- O Estado de S. Paulo
Bolsonaro racha o País e juristas da CPI
separam o que é só grotesco do que é crime do presidente
Ao entrar num avião lotado, sem ter por que
nem para que, o presidente Jair Bolsonaro colheu uma cena e
um momento do Brasil: um grupo estridente ao fundo, gritando “fora, Bolsonaro!”,
“genocida” e “assassino” e um outro, próximo à cabine do piloto, tirando fotos
e reagindo com “mito, mito, mito”. No centro da aeronave, porém, a grande
maioria dos passageiros permaneceu sentada em seus assentos, em silêncio, só
observando.
Mais do que um ato populista, de campanha
antecipada, Bolsonaro fez a papagaiada com um intuito: radicalizar a divisão da
sociedade brasileira, rachar o País entre os dele, que são machos, não usam
máscara, tomam cloroquina e andam de avião e moto, e todos os demais,
“maricas”, de máscaras, que deviam viajar “de jegue”.

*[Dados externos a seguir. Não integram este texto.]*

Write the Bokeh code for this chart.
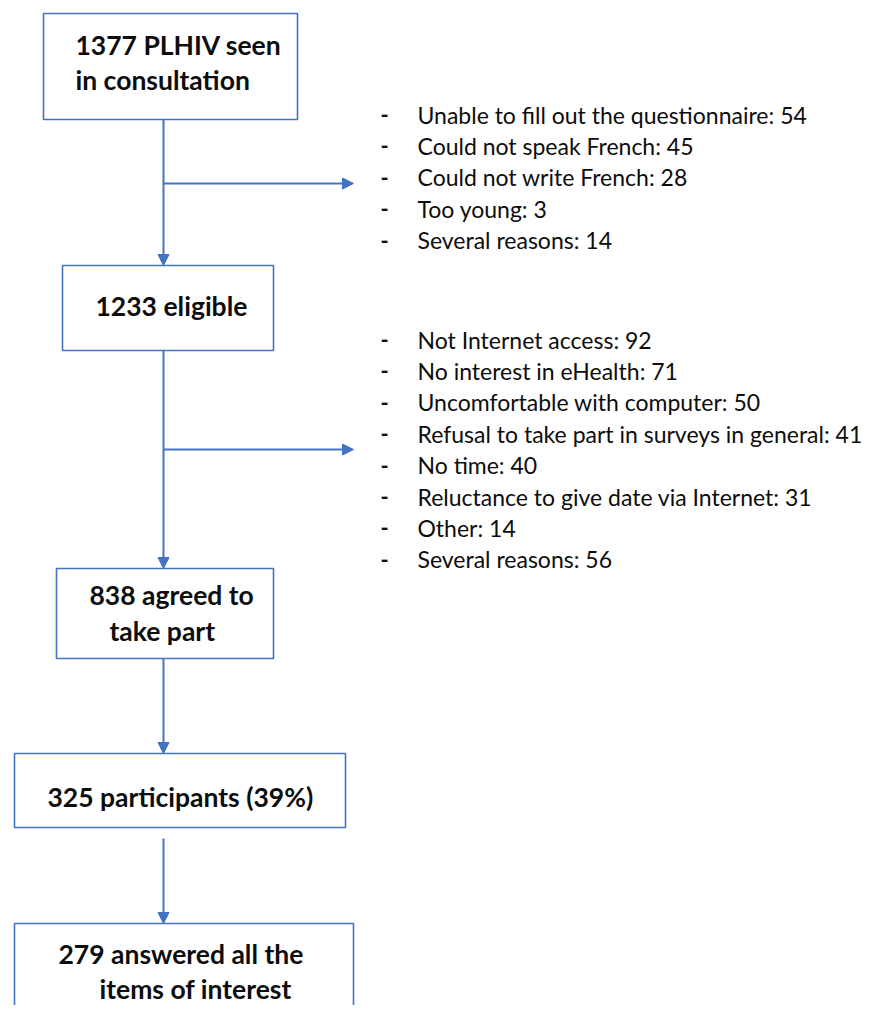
from bokeh.plotting import figure
from bokeh.models import Range1d, Arrow, NormalHead, ColumnDataSource
from bokeh.core.properties import value
from bokeh.embed import file_html
from bokeh.resources import INLINE

# ---- data ----
stage_counts = [1377, 1233, 838, 325, 279]
stage_lines = [
    ["1377 PLHIV seen", "in consultation"],
    ["1233 eligible"],
    ["838 agreed to", "take part"],
    ["325 participants (39%)"],
    ["279 answered all the", "items of interest"],
]
excl1_reasons = ["Unable to fill out the questionnaire", "Could not speak French",
                 "Could not write French", "Too young", "Several reasons"]
excl1_counts = [54, 45, 28, 3, 14]
excl2_reasons = ["Not Internet access", "No interest in eHealth", "Uncomfortable with computer",
                 "Refusal to take part in surveys in general", "No time",
                 "Reluctance to give date via Internet", "Other", "Several reasons"]
excl2_counts = [92, 71, 50, 41, 40, 31, 14, 56]

# ---- layout (pixel space) ----
box_left = [43, 62, 56, 14, 14]
box_right = [297, 273, 273, 345, 353]
box_top = [13, 265, 568, 753, 923]
box_bottom = [119, 350, 658, 827, 1040]
line_x = [[75, 75], [95], [89, 109], [47], [58, 99]]
line_y = [[44, 79], [305], [594, 630], [796], [953, 988]]
spine_x = 163
arrow_start = [119, 350, 658, 838]
branch_y = [183, 449]
branch_tip = 353
list1_y0, list2_y0, list_dy = 114, 339, 31.4
dash_x, item_x = 380, 417

BLUE = "#4472C4"
FONT = "Lato"
INK = "#0d0d0d"

p = figure(width=868, height=1005, x_range=Range1d(0, 868), y_range=Range1d(1005, 0),
           output_backend="svg", toolbar_location=None, min_border=0)
p.axis.visible = False
p.grid.visible = False
p.outline_line_color = None
p.background_fill_color = "white"

p.quad(left=box_left, right=box_right, top=box_top, bottom=box_bottom,
       fill_color="white", line_color=BLUE, line_width=1.6)

for i in range(4):
    p.add_layout(Arrow(end=NormalHead(size=11, fill_color=BLUE, line_color=BLUE),
                       x_start=spine_x, y_start=arrow_start[i], x_end=spine_x, y_end=box_top[i + 1],
                       line_color=BLUE, line_width=2))
for by in branch_y:
    p.add_layout(Arrow(end=NormalHead(size=11, fill_color=BLUE, line_color=BLUE),
                       x_start=spine_x, y_start=by, x_end=branch_tip, y_end=by,
                       line_color=BLUE, line_width=2))

tx, ty, tt = [], [], []
for lines, xs, ys in zip(stage_lines, line_x, line_y):
    for t, x, y in zip(lines, xs, ys):
        tx.append(x); ty.append(y); tt.append(t)
p.text(x=tx, y=ty, text=tt, text_font=value(FONT), text_font_style="bold",
       text_font_size="26.5px", text_baseline="middle", text_align="left", text_color=INK)

ix, iy, it = [], [], []
for reasons, counts, y0 in ((excl1_reasons, excl1_counts, list1_y0), (excl2_reasons, excl2_counts, list2_y0)):
    for k, (r, c) in enumerate(zip(reasons, counts)):
        ix.append(item_x); iy.append(y0 + k * list_dy); it.append(f"{r}: {c}")
src = ColumnDataSource(dict(x=ix, y=iy, t=it, dx=[dash_x] * len(ix), d=["-"] * len(ix)))
p.text(x="x", y="y", text="t", source=src, text_font=value(FONT), text_font_size="23px",
       text_baseline="middle", text_align="left", text_color=INK)
p.text(x="dx", y="y", text="d", source=src, text_font=value(FONT), text_font_size="22px",
       text_font_style="bold", text_baseline="middle", text_align="left", text_color=INK)

open("out.html", "w").write(file_html(p, INLINE))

A diferença é que o grupo “dele” é armado: militares, policiais, milícias, civis adoradores de revólveres e tiros, tudo embolado com a velha política e religiões que nadam em dinheiro. Do outro lado, em meio a bandeiras vermelhas, tem de tudo, da esquerda à direita, mas, se houver armas, estão mais para peixeiras do que fuzis.
Só há um ponto comum entre machos e
“maricas”, os do avião e do jegue, os das motos e do juízo, os dos fuzis e das
peixeiras, os da terra plana e da ciência, os da Amazônia e das cinzas, os da
institucionalidade e das sombras, os com máscara e sem máscara: as vacinas! Aí
não tem mito nem ideologia, é botar o braço na mira.

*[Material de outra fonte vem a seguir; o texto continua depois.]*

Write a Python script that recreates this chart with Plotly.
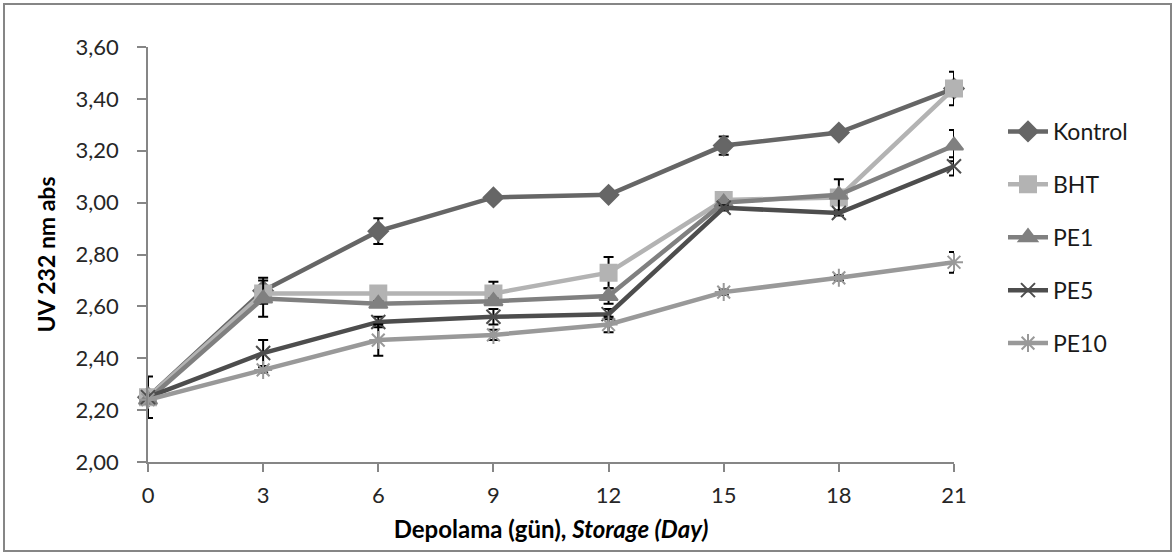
import plotly.graph_objects as go

days = [0, 3, 6, 9, 12, 15, 18, 21]
series_names = ["Kontrol", "BHT", "PE1", "PE5", "PE10"]
kontrol = [2.25, 2.66, 2.89, 3.02, 3.03, 3.22, 3.27, 3.44]
kontrol_err = [0.08, 0.05, 0.05, 0.01, 0.01, 0.035, 0.01, 0.01]
bht = [2.25, 2.65, 2.65, 2.65, 2.73, 3.01, 3.02, 3.44]
bht_err = [0.0, 0.02, 0.01, 0.045, 0.06, 0.02, 0.01, 0.065]
pe1 = [2.24, 2.63, 2.61, 2.62, 2.64, 3.00, 3.03, 3.22]
pe1_err = [0.0, 0.07, 0.01, 0.01, 0.03, 0.01, 0.06, 0.06]
pe5 = [2.25, 2.42, 2.54, 2.56, 2.57, 2.98, 2.96, 3.14]
pe5_err = [0.0, 0.05, 0.02, 0.03, 0.02, 0.01, 0.01, 0.035]
pe10 = [2.24, 2.355, 2.47, 2.49, 2.53, 2.655, 2.71, 2.77]
pe10_err = [0.0, 0.01, 0.06, 0.02, 0.03, 0.01, 0.01, 0.04]

values = [kontrol, bht, pe1, pe5, pe10]
errors = [kontrol_err, bht_err, pe1_err, pe5_err, pe10_err]
colors = ["#666666", "#b3b3b3", "#808080", "#4d4d4d", "#999999"]
symbols = ["diamond", "square", "triangle-up", "x-thin-open", "asterisk-open"]
msizes = [15, 16, 16, 14, 15]

FONT = "Lato"
fig = go.Figure()
for i, name in enumerate(series_names):
    fig.add_trace(go.Scatter(
        x=days, y=values[i], name=name, mode="lines+markers",
        legendgroup=name,
        line=dict(color=colors[i], width=4.5),
        marker=dict(symbol=symbols[i], size=msizes[i], color=colors[i],
                    line=dict(color=colors[i], width=2)),
        error_y=dict(type="data", array=errors[i], visible=True,
                     color="#000000", thickness=2, width=5),
        cliponaxis=False,
    ))

W, H = 1175, 555
L, R, T, B = 148, 954, 47, 462
pw, ph = R - L, B - T

def px(x):
    return (x - L) / pw

def py(y):
    return (B - y) / ph

fig.update_layout(
    width=W, height=H,
    margin=dict(l=L, r=W - R, t=T, b=H - B, pad=0),
    paper_bgcolor="white", plot_bgcolor="white",
    separators=",.",
    font=dict(family=FONT, size=22, color="#262626"),
    showlegend=True,
    legend=dict(x=px(1003), y=py(110), xanchor="left", yanchor="top",
                tracegroupgap=20, font=dict(size=23, color="#1a1a1a"),
                itemwidth=40, bgcolor="rgba(0,0,0,0)"),
    xaxis=dict(range=[0, 21], tickvals=days, ticktext=[str(d) for d in days],
               showgrid=False, zeroline=False, showline=True,
               linecolor="#868686", linewidth=1.5,
               ticks="outside", ticklen=8, tickcolor="#868686", tickwidth=1.5,
               ticklabelstandoff=5,
               tickfont=dict(size=22, color="#262626"),
               title=dict(text="<b>Depolama (gün), <i>Storage (Day)</i></b>",
                          font=dict(size=24, color="#000000"), standoff=14)),
    yaxis=dict(range=[2.0, 3.6], dtick=0.2, tick0=2.0, tickformat=".2f",
               showgrid=False, zeroline=False, showline=True,
               linecolor="#868686", linewidth=1.5,
               ticks="outside", ticklen=9, tickcolor="#868686", tickwidth=1.5,
               ticklabelstandoff=14,
               tickfont=dict(size=22, color="#262626"),
               title=dict(text="<b>UV 232 nm abs</b>",
                          font=dict(size=23, color="#000000"), standoff=14)),
    shapes=[dict(type="rect", xref="paper", yref="paper",
                 x0=px(4), x1=px(1171), y0=py(551), y1=py(4),
                 line=dict(color="#868686", width=2), fillcolor="rgba(0,0,0,0)",
                 layer="below")],
)

fig.write_html("out.html", config={"displayModeBar": False},
               post_script="document.body.style.margin='0';")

Bolsonaro teve sucesso em tumultuar,
confundir e dividir os cidadãos quanto a isolamento social, máscaras e
cloroquina, na contramão da ciência e do mundo civilizado, mas perdeu
feio quando atirou despudoradamente contra as vacinas.
Pesquisas, filas e declarações de Norte a Sul mostram, sem sombra de dúvidas,
que o brasileiro quer se vacinar. E sabe que este é um... direito.

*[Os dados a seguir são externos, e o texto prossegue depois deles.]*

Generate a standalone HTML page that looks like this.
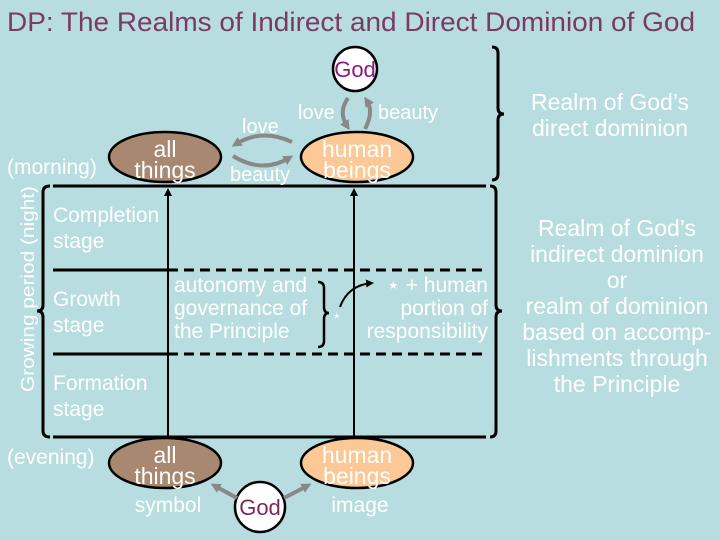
<!DOCTYPE html>
<html><head><meta charset="utf-8"><style>
html,body{margin:0;padding:0;background:#b8dde1;}
svg{display:block;font-family:"Liberation Sans",sans-serif;}
.w{fill:#fff;}
</style></head><body>
<svg width="720" height="540" viewBox="0 0 720 540">
<defs>
<marker id="ga" markerWidth="10" markerHeight="10" refX="5" refY="5" orient="auto" markerUnits="userSpaceOnUse"><path d="M0,0 L10,5 L0,10 z" fill="#888"/></marker>
<marker id="ka" markerWidth="8" markerHeight="8" refX="6" refY="4" orient="auto" markerUnits="userSpaceOnUse"><path d="M0,0 L8,4 L0,8 z" fill="#000"/></marker>
</defs>
<rect width="720" height="540" fill="#b8dde1"/>
<text x="7" y="31" font-size="27" fill="#7a3b62" textLength="688" lengthAdjust="spacingAndGlyphs">DP: The Realms of Indirect and Direct Dominion of God</text>

<g stroke="#000" stroke-width="3" fill="none">
<line x1="53" y1="186" x2="486" y2="186"/>
<line x1="53" y1="437" x2="486" y2="437"/>
<line x1="53" y1="270" x2="168" y2="270"/>
<line x1="53" y1="354" x2="168" y2="354"/>
<line x1="168" y1="270" x2="488" y2="270" stroke-dasharray="10,6"/>
<line x1="168" y1="354" x2="488" y2="354" stroke-dasharray="10,6"/>
<path d="M50,186 Q43,186 43,192 L43,305 Q43,311 37,311 Q43,311 43,317 L43,431 Q43,437 50,437"/>
<path d="M490,186 Q496,186 496,192 L496,305 Q496,311 502,311 Q496,311 496,317 L496,431 Q496,437 490,437"/>
<path d="M492,47 Q498,47 498,53 L498,108 Q498,114 504,114 Q498,114 498,120 L498,174 Q498,180 492,180"/>
<path d="M318,282 Q324,282 324,288 L324,307 Q324,313 329,313 Q324,313 324,319 L324,341 Q324,347 318,347" stroke-width="2.5"/>
</g>
<g stroke="#000" stroke-width="2">
<line x1="168" y1="437" x2="168" y2="190" marker-end="url(#ka)"/>
<line x1="354" y1="437" x2="354" y2="190" marker-end="url(#ka)"/>
</g>
<path d="M340,307 Q348,285 372,283" stroke="#000" stroke-width="2" fill="none" marker-end="url(#ka)"/>

<text transform="translate(34,392) rotate(-90)" font-size="18" class="w" textLength="206" lengthAdjust="spacingAndGlyphs">Growing period (night)</text>
<text x="7" y="174" font-size="21" class="w">(morning)</text>
<text x="7" y="464" font-size="21" class="w">(evening)</text>
<g font-size="21" class="w">
<text x="53" y="222">Completion</text><text x="53" y="248">stage</text>
<text x="53" y="306">Growth</text><text x="53" y="332">stage</text>
<text x="53" y="390">Formation</text><text x="53" y="416">stage</text>
<text x="174" y="292">autonomy and</text><text x="174" y="315">governance of</text><text x="174" y="338">the Principle</text>
<text x="334" y="323" font-size="14">*</text>
<text x="488" y="292" text-anchor="end">⋆ + human</text><text x="488" y="315" text-anchor="end">portion of</text><text x="488" y="338" text-anchor="end">responsibility</text>
</g>

<ellipse cx="165" cy="157" rx="56" ry="25" fill="#a88870" stroke="#000" stroke-width="2.5"/>
<text x="165" y="157" font-size="23" class="w" text-anchor="middle">all</text>
<text x="165" y="178" font-size="23" class="w" text-anchor="middle">things</text>
<ellipse cx="357" cy="157" rx="56" ry="25" fill="#fcc896" stroke="#000" stroke-width="2.5"/>
<text x="357" y="157" font-size="23" class="w" text-anchor="middle">human</text>
<text x="357" y="178" font-size="23" class="w" text-anchor="middle">beings</text>
<circle cx="355" cy="69" r="22" fill="#fff" stroke="#000" stroke-width="2.5"/>
<text x="355" y="77" font-size="22" fill="#8b1a7a" text-anchor="middle">God</text>

<g stroke="#888" stroke-width="4" fill="none">
<path d="M292,142 Q262,128 236,144" marker-end="url(#ga)"/>
<path d="M233,156 Q262,174 289,158" marker-end="url(#ga)"/>
<path d="M348,98 Q338,112 347,126" marker-end="url(#ga)"/>
<path d="M365,129 Q374,112 367,101" marker-end="url(#ga)"/>
</g>
<g font-size="20" class="w">
<text x="242" y="133">love</text>
<text x="230" y="181">beauty</text>
<text x="298" y="119">love</text>
<text x="378" y="119">beauty</text>
</g>

<ellipse cx="165" cy="463" rx="56" ry="25" fill="#a88870" stroke="#000" stroke-width="2.5"/>
<text x="165" y="463" font-size="23" class="w" text-anchor="middle">all</text>
<text x="165" y="484" font-size="23" class="w" text-anchor="middle">things</text>
<ellipse cx="357" cy="463" rx="56" ry="25" fill="#fcc896" stroke="#000" stroke-width="2.5"/>
<text x="357" y="463" font-size="23" class="w" text-anchor="middle">human</text>
<text x="357" y="484" font-size="23" class="w" text-anchor="middle">beings</text>
<circle cx="260" cy="507" r="25" fill="#fff" stroke="#000" stroke-width="2.5"/>
<text x="260" y="515" font-size="22" fill="#7a2a5a" text-anchor="middle">God</text>
<g stroke="#888" stroke-width="4">
<line x1="237" y1="498" x2="215" y2="486" marker-end="url(#ga)"/>
<line x1="284" y1="498" x2="307" y2="486" marker-end="url(#ga)"/>
</g>
<text x="168" y="512" font-size="21" class="w" text-anchor="middle">symbol</text>
<text x="360" y="512" font-size="21" class="w" text-anchor="middle">image</text>

<g font-size="23" class="w" text-anchor="middle">
<text x="610" y="110">Realm of God’s</text>
<text x="610" y="136">direct dominion</text>
<text x="617" y="236">Realm of God’s</text>
<text x="617" y="262">indirect dominion</text>
<text x="617" y="288">or</text>
<text x="617" y="314">realm of dominion</text>
<text x="617" y="340">based on accomp-</text>
<text x="617" y="366">lishments through</text>
<text x="617" y="392">the Principle</text>
</g>
</svg>
</body></html>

Se jamais recuou no resto, o presidente foi
obrigado a capitular na vacina, sua grande e única inflexão na pandemia. E não
foi pela ciência ou consciência, mas por oportunismo. Além de a população
exigir imunização, há o fator João Doria, que não incomoda só com
suas “calças apertadinhas”, mas pela audácia de sair na frente, bancar a
Coronavac e registrar a foto da primeira brasileira vacinada em solo nacional.
Desde junho de 2020, a Pfizer e o Butantan
se esgoelavam para abastecer o Brasil, enquanto o governo dava de ombros para
eles e para os relatórios de embaixadas brasileiras, talvez porque Bolsonaro,
além de não dar o braço para a vacina, não quisesse dar o braço a torcer e
admitir, finalmente, que não era “uma gripezinha”. Assim, o tempo passou,
dezembro chegou sem vacinas, e com aumento de casos e mortes. O governo só
acordou em 2021.
Foi o ciúme de Doria que chacoalhou
Bolsonaro, quando o governador anunciou o início da vacinação para janeiro e
deu aos brasileiros o que ele se recusava a dar: esperança. A partir daí, as
coisas ficaram na mesma em relação a máscaras, isolamento e cloroquina, mas
mudaram radicalmente quanto a vacinas e até os filhos do presidente viraram pró
vacina desde criancinhas. O paizão liberou, só não ao ponto de arregaçar as
mangas – nem para sua dose, nem para combater a pandemia.
O que a CPI busca, com um conselho de juristas instalado
sexta-feira e municiado com uma montanha de documentos e depoimentos, é algo
bem concreto: separar o que é só grotesco do que é criminoso, o que é falação
do que pode ser, objetivamente, tipificado como crime do presidente da
República numa pandemia que caminha para 500 mil mortos em pouco mais de um
ano. Vem pedido de processo por aí.
PS: Marco Maciel foi praticamente uma unanimidade, como homem bom e político com ideais e princípios, desses que fazem muita falta, mais ainda em meio às trevas.